EXERCISE PROMPT: Each line that holds the string "matplotlib" counts once; say how many such lines there are and add nothing.

INFORMATION SHOWN:
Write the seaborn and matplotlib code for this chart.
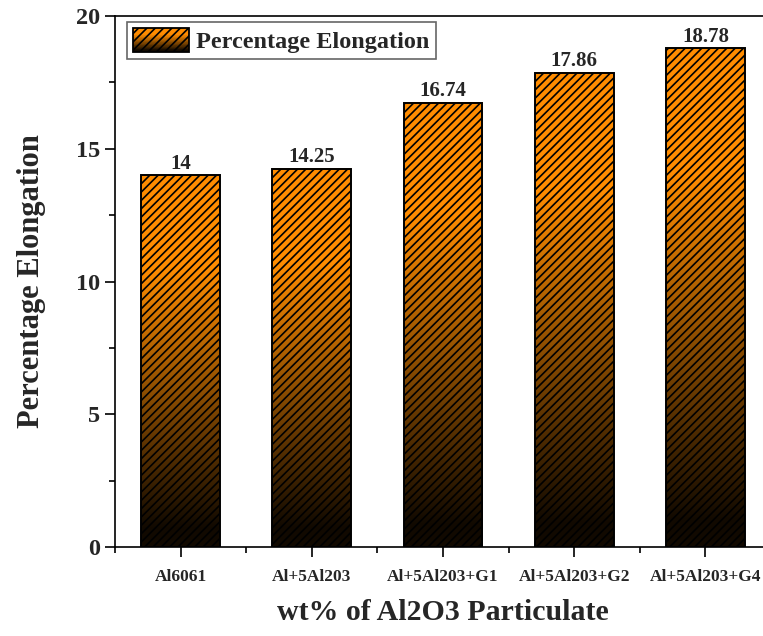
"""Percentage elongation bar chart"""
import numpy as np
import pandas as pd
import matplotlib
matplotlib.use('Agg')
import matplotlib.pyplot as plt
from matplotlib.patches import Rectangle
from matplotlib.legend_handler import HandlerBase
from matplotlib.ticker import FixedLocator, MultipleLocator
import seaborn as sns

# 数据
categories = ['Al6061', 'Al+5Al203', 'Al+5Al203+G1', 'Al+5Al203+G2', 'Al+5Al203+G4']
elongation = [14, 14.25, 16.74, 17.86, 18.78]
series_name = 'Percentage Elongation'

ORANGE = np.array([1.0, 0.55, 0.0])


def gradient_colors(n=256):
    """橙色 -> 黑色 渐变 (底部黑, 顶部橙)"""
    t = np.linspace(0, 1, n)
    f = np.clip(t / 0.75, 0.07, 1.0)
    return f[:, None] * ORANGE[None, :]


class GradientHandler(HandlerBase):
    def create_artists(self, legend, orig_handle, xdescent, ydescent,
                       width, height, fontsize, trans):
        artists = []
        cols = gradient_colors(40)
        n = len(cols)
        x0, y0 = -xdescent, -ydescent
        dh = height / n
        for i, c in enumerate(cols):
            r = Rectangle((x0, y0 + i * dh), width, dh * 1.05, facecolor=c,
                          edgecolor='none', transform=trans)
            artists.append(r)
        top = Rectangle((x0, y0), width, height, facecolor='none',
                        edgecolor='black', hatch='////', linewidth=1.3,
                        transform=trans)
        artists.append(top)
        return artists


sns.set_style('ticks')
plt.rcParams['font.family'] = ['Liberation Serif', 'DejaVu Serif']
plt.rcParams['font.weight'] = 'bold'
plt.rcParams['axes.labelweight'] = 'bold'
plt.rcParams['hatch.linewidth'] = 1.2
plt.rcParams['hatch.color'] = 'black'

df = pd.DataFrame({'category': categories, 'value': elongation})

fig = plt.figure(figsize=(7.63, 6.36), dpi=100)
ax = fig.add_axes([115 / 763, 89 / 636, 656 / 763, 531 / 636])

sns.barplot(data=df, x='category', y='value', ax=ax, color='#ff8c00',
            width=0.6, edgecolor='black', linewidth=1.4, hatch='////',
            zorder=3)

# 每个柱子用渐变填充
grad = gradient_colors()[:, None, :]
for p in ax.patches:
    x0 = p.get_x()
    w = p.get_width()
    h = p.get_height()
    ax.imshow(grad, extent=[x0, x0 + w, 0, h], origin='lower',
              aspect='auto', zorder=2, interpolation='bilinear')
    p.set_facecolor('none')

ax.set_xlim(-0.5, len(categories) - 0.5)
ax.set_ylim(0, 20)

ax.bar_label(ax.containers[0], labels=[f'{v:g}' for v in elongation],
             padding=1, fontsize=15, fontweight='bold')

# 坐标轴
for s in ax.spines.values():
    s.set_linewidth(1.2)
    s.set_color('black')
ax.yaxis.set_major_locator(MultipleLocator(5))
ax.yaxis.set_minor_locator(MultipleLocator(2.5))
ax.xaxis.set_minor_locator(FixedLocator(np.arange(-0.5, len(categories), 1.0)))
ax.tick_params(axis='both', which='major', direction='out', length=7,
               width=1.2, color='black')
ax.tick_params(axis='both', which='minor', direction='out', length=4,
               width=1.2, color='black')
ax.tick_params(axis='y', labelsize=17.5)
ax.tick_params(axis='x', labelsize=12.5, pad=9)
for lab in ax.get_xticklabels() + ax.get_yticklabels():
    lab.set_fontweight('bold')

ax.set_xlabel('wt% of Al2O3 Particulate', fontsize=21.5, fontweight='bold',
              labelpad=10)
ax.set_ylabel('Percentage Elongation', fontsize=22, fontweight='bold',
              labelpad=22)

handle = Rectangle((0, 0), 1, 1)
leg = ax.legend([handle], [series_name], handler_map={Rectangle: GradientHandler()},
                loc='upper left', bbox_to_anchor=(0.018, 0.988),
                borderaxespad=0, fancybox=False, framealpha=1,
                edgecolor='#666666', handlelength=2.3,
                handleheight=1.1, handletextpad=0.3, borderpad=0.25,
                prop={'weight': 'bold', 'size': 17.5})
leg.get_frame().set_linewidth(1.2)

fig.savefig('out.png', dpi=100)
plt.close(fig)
--
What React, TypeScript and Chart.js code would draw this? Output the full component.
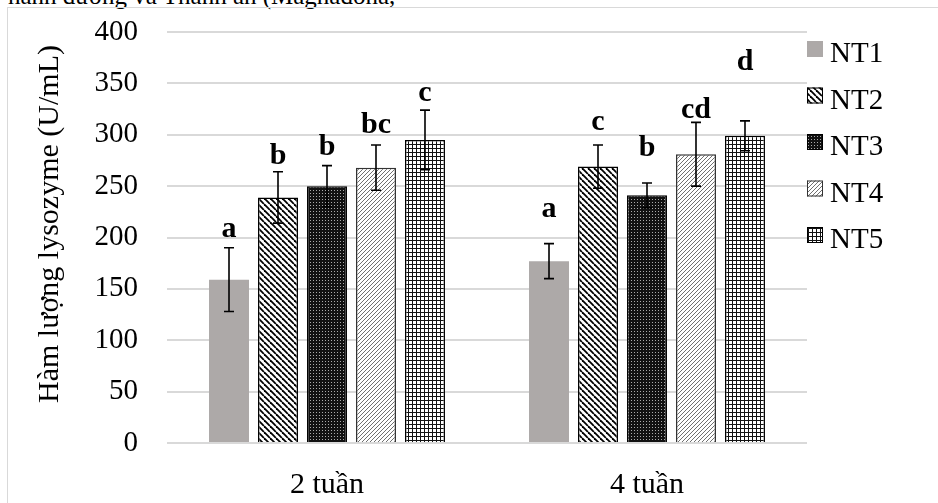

WRITTEN ANSWER: 7